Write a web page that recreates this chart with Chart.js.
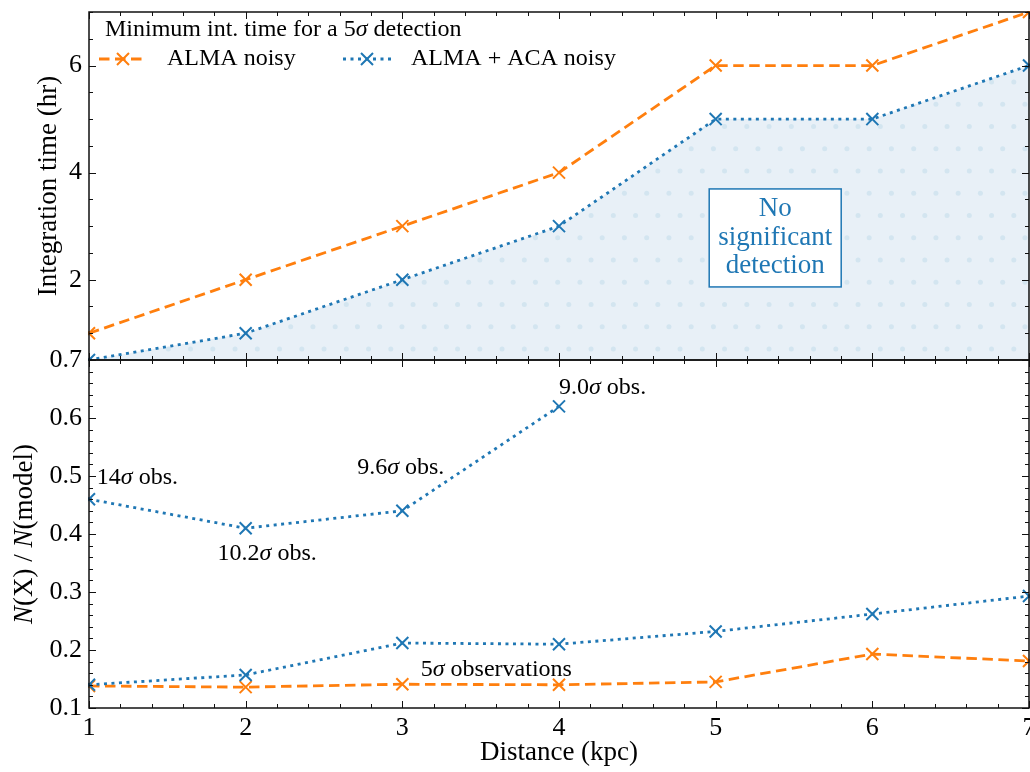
<!DOCTYPE html>
<html>
<head>
<meta charset="utf-8">
<script src="https://cdn.jsdelivr.net/npm/chart.js@4.4.0/dist/chart.umd.min.js"></script>
<style>
  html, body { margin: 0; padding: 0; background: #fff; }
  #wrap { position: relative; width: 1030px; height: 772px; overflow: hidden; }
  #top { position: absolute; left: 0; top: 0; }
  #bot { position: absolute; left: 0; top: 320px; }
</style>
</head>
<body>
<div id="wrap">
  <canvas id="top" width="1030" height="372"></canvas>
  <canvas id="bot" width="1030" height="452"></canvas>
</div>
<script>
// datos del grafico
const distance = [1, 2, 3, 4, 5, 6, 7];
const timeAlma = [1, 2, 3, 4, 6, 6, 7];
const timeAlmaAca = [0.5, 1, 2, 3, 5, 5, 6];
const ratioAcaHigh = [0.46, 0.41, 0.44, 0.62];          // distancias 1-4
const sigmaHigh = ['14', '10.2', '9.6', '9.0'];
const ratioAca5 = [0.14, 0.157, 0.212, 0.21, 0.232, 0.262, 0.293];
const ratioAlma5 = [0.138, 0.136, 0.141, 0.14, 0.145, 0.193, 0.181];
const xTicks = [1, 2, 3, 4, 5, 6, 7];
const topTicks = [2, 4, 6];
const botTicks = [0.1, 0.2, 0.3, 0.4, 0.5, 0.6, 0.7];

const FONT = '"Liberation Serif", "DejaVu Serif", serif';
const BLUE = '#1f77b4';
const ORANGE = '#ff7f0e';
const DASH = [10.5, 5.5];
const DOT = [3, 4.5];
const LW = 2.8;

function pts(xs, ys) {
    return ys.map(function (y, i) { return { x: xs[i], y: y }; });
}

// patron de puntos para el area sombreada
function dotPattern() {
    const c = document.createElement('canvas');
    c.width = 89; c.height = 89;
    const g = c.getContext('2d');
    g.fillStyle = '#e8f0f7';
    g.fillRect(0, 0, 89, 89);
    g.fillStyle = '#d3e5f0';
    for (let k = 0; k < 4; k++) {
        const y = 15.25 + k * 22.25;
        const off = (k % 2 === 1) ? 12.55 : 1.43;
        for (let j = -1; j < 5; j++) {
            g.beginPath();
            g.arc(off + j * 22.25, y, 2.5, 0, Math.PI * 2);
            g.fill();
        }
    }
    return g.createPattern(c, 'repeat');
}

// texto con partes en cursiva
function mixText(ctx, parts, x, y, size, align) {
    const widths = parts.map(function (p) {
        ctx.font = (p[1] ? 'italic ' : '') + size + 'px ' + FONT;
        return ctx.measureText(p[0]).width;
    });
    const total = widths.reduce(function (a, b) { return a + b; }, 0);
    let cx = align === 'center' ? x - total / 2 : x;
    ctx.textAlign = 'left';
    parts.forEach(function (p, i) {
        ctx.font = (p[1] ? 'italic ' : '') + size + 'px ' + FONT;
        ctx.fillText(p[0], cx, y);
        cx += widths[i];
    });
}

function legendItem(ctx, x, y, color, dash, label) {
    ctx.save();
    ctx.strokeStyle = color;
    ctx.lineWidth = LW;
    ctx.setLineDash(dash);
    ctx.beginPath(); ctx.moveTo(x, y); ctx.lineTo(x + 48, y); ctx.stroke();
    ctx.setLineDash([]);
    ctx.lineWidth = 2;
    const c = x + 24, r = 6;
    ctx.beginPath();
    ctx.moveTo(c - r, y - r); ctx.lineTo(c + r, y + r);
    ctx.moveTo(c - r, y + r); ctx.lineTo(c + r, y - r);
    ctx.stroke();
    ctx.fillStyle = '#000';
    ctx.font = '24px ' + FONT;
    ctx.textBaseline = 'middle';
    ctx.textAlign = 'left';
    ctx.fillText(label, x + 68, y);
    ctx.restore();
}

// marco y ticks hacia adentro
function drawFrame(chart, yMin, yStep, yCount, majors) {
    const ctx = chart.ctx, a = chart.chartArea, sx = chart.scales.x, sy = chart.scales.y;
    ctx.save();
    ctx.strokeStyle = '#111';
    ctx.lineWidth = 1;
    function seg(x1, y1, x2, y2) { ctx.beginPath(); ctx.moveTo(x1, y1); ctx.lineTo(x2, y2); ctx.stroke(); }
    for (let i = 0; i <= 30; i++) {
        const len = (i % 5 === 0) ? 7 : 4;
        const px = Math.round(sx.getPixelForValue(1 + i * 0.2)) + 0.5;
        seg(px, a.bottom, px, a.bottom - len);
        seg(px, a.top, px, a.top + len);
    }
    for (let i = 0; i <= yCount; i++) {
        const v = yMin + i * yStep;
        const major = majors.some(function (m) { return Math.abs(m - v) < 1e-6; });
        const len = major ? 7 : 4;
        const py = Math.round(sy.getPixelForValue(v)) + 0.5;
        seg(a.left, py, a.left + len, py);
        seg(a.right, py, a.right - len, py);
    }
    ctx.lineWidth = 1.5;
    ctx.strokeRect(a.left, a.top, a.right - a.left, a.bottom - a.top);
    ctx.restore();
}

function lineSet(data, color, dash, extra) {
    return Object.assign({
        data: data,
        borderColor: color,
        backgroundColor: color,
        borderWidth: LW,
        borderDash: dash,
        pointStyle: 'crossRot',
        pointRadius: 8.5,
        pointBorderWidth: 2,
        pointBorderColor: color,
        fill: false,
        tension: 0,
        clip: 1
    }, extra || {});
}

function yAxis(min, max, ticksArr, fmt) {
    return {
        type: 'linear', min: min, max: max,
        afterBuildTicks: function (s) { s.ticks = ticksArr.map(function (v) { return { value: v }; }); },
        afterFit: function (s) { s.width = 89; s.paddingTop = 0; s.paddingBottom = 0; },
        grid: { display: false, drawTicks: false },
        border: { display: false },
        ticks: { font: { family: FONT, size: 26 }, color: '#000', padding: 7, callback: fmt }
    };
}

Chart.defaults.font.family = FONT;

// ---------------- panel superior ----------------
const topPlugin = {
    id: 'topDeco',
    afterDraw: function (chart) {
        const ctx = chart.ctx, sx = chart.scales.x, sy = chart.scales.y;
        drawFrame(chart, 0.5, 0.5, 13, topTicks);
        ctx.save();
        // titulo del eje y
        ctx.fillStyle = '#000';
        ctx.textBaseline = 'middle';
        ctx.translate(49, (chart.chartArea.top + chart.chartArea.bottom) / 2);
        ctx.rotate(-Math.PI / 2);
        mixText(ctx, [['Integration time (hr)', false]], 0, 0, 27, 'center');
        ctx.restore();

        // leyenda
        ctx.save();
        ctx.fillStyle = '#000';
        ctx.textBaseline = 'middle';
        mixText(ctx, [['Minimum int. time for a 5', false], ['σ', true], [' detection', false]], 105, 30, 24, 'left');
        ctx.restore();
        legendItem(ctx, 99, 59, ORANGE, DASH, 'ALMA noisy');
        legendItem(ctx, 343, 59, BLUE, DOT, 'ALMA + ACA noisy');

        // caja de texto
        const cx = sx.getPixelForValue(5.38), cy = sy.getPixelForValue(2.78);
        ctx.save();
        ctx.fillStyle = '#fff';
        ctx.strokeStyle = BLUE;
        ctx.lineWidth = 1.5;
        ctx.fillRect(cx - 66, cy - 49, 132, 98);
        ctx.strokeRect(cx - 66, cy - 49, 132, 98);
        ctx.fillStyle = BLUE;
        ctx.font = '27px ' + FONT;
        ctx.textAlign = 'center';
        ctx.textBaseline = 'middle';
        ctx.fillText('No', cx, cy - 29);
        ctx.fillText('significant', cx, cy);
        ctx.fillText('detection', cx, cy + 28);
        ctx.restore();
    }
};

new Chart(document.getElementById('top'), {
    type: 'line',
    data: {
        datasets: [
            lineSet(pts(distance, timeAlma), ORANGE, DASH),
            lineSet(pts(distance, timeAlmaAca), BLUE, DOT, { fill: 'start', backgroundColor: dotPattern() })
        ]
    },
    options: {
        responsive: false,
        animation: false,
        layout: { autoPadding: false, padding: { top: 12, left: 0, right: 1, bottom: 0 } },
        plugins: { legend: { display: false }, tooltip: { enabled: false } },
        scales: {
            x: {
                type: 'linear', min: 1, max: 7,
                afterBuildTicks: function (s) { s.ticks = xTicks.map(function (v) { return { value: v }; }); },
                afterFit: function (s) { s.height = 12; s.paddingLeft = 0; s.paddingRight = 0; },
                ticks: { display: false },
                grid: { display: false },
                border: { display: false }
            },
            y: yAxis(0.5, 7, topTicks, function (v) { return String(v); })
        }
    },
    plugins: [topPlugin]
});

// ---------------- panel inferior ----------------
const botPlugin = {
    id: 'botDeco',
    afterDraw: function (chart) {
        const ctx = chart.ctx, sx = chart.scales.x, sy = chart.scales.y;
        drawFrame(chart, 0.1, 0.02, 30, botTicks);

        ctx.save();
        ctx.fillStyle = '#000';
        ctx.textBaseline = 'middle';
        ctx.translate(25, (chart.chartArea.top + chart.chartArea.bottom) / 2);
        ctx.rotate(-Math.PI / 2);
        mixText(ctx, [['N', true], ['(X) / ', false], ['N', true], ['(model)', false]], 0, 0, 27, 'center');
        ctx.restore();

        // anotaciones sigma
        const notes = [[1.05, 0.497, 'left'], [2.137, 0.366, 'center'], [2.99, 0.514, 'center'], [4.0, 0.653, 'left']];
        ctx.save();
        ctx.fillStyle = '#000';
        ctx.textBaseline = 'middle';
        notes.forEach(function (n, i) {
            mixText(ctx, [[sigmaHigh[i], false], ['σ', true], [' obs.', false]],
                sx.getPixelForValue(n[0]), sy.getPixelForValue(n[1]), 24, n[2]);
        });
        mixText(ctx, [['5', false], ['σ', true], [' observations', false]],
            sx.getPixelForValue(3.6), sy.getPixelForValue(0.166), 24, 'center');
        ctx.restore();

        legendItem(ctx, 740, 514, BLUE, DOT, 'ALMA + ACA noisy');
        legendItem(ctx, 740, 549, ORANGE, DASH, 'ALMA noisy');
    }
};

new Chart(document.getElementById('bot'), {
    type: 'line',
    data: {
        datasets: [
            lineSet(pts(distance, ratioAcaHigh), BLUE, DOT),
            lineSet(pts(distance, ratioAca5), BLUE, DOT),
            lineSet(pts(distance, ratioAlma5), ORANGE, DASH)
        ]
    },
    options: {
        responsive: false,
        animation: false,
        layout: { autoPadding: false, padding: { top: 40, left: 0, right: 1, bottom: 0 } },
        plugins: { legend: { display: false }, tooltip: { enabled: false } },
        scales: {
            x: {
                type: 'linear', min: 1, max: 7,
                afterBuildTicks: function (s) { s.ticks = xTicks.map(function (v) { return { value: v }; }); },
                afterFit: function (s) { s.height = 64; s.paddingLeft = 0; s.paddingRight = 0; },
                grid: { display: false, drawTicks: false },
                border: { display: false },
                ticks: { font: { family: FONT, size: 26 }, color: '#000', padding: 5, maxRotation: 0, autoSkip: false },
                title: { display: true, text: 'Distance (kpc)', color: '#000', font: { family: FONT, size: 27 }, padding: { top: 0, bottom: 3 } }
            },
            y: yAxis(0.1, 0.7, botTicks, function (v) { return v.toFixed(1); })
        }
    },
    plugins: [botPlugin]
});
</script>
</body>
</html>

» Short exercise
Leave out any pictures and return exactly the lines from the beginning of the data through the line with "const LW = 2.8;", inclusive.

» Output for this task
Write a web page that recreates this chart with Chart.js.
<!DOCTYPE html>
<html>
<head>
<meta charset="utf-8">
<script src="https://cdn.jsdelivr.net/npm/chart.js@4.4.0/dist/chart.umd.min.js"></script>
<style>
  html, body { margin: 0; padding: 0; background: #fff; }
  #wrap { position: relative; width: 1030px; height: 772px; overflow: hidden; }
  #top { position: absolute; left: 0; top: 0; }
  #bot { position: absolute; left: 0; top: 320px; }
</style>
</head>
<body>
<div id="wrap">
  <canvas id="top" width="1030" height="372"></canvas>
  <canvas id="bot" width="1030" height="452"></canvas>
</div>
<script>
// datos del grafico
const distance = [1, 2, 3, 4, 5, 6, 7];
const timeAlma = [1, 2, 3, 4, 6, 6, 7];
const timeAlmaAca = [0.5, 1, 2, 3, 5, 5, 6];
const ratioAcaHigh = [0.46, 0.41, 0.44, 0.62];          // distancias 1-4
const sigmaHigh = ['14', '10.2', '9.6', '9.0'];
const ratioAca5 = [0.14, 0.157, 0.212, 0.21, 0.232, 0.262, 0.293];
const ratioAlma5 = [0.138, 0.136, 0.141, 0.14, 0.145, 0.193, 0.181];
const xTicks = [1, 2, 3, 4, 5, 6, 7];
const topTicks = [2, 4, 6];
const botTicks = [0.1, 0.2, 0.3, 0.4, 0.5, 0.6, 0.7];

const FONT = '"Liberation Serif", "DejaVu Serif", serif';
const BLUE = '#1f77b4';
const ORANGE = '#ff7f0e';
const DASH = [10.5, 5.5];
const DOT = [3, 4.5];
const LW = 2.8;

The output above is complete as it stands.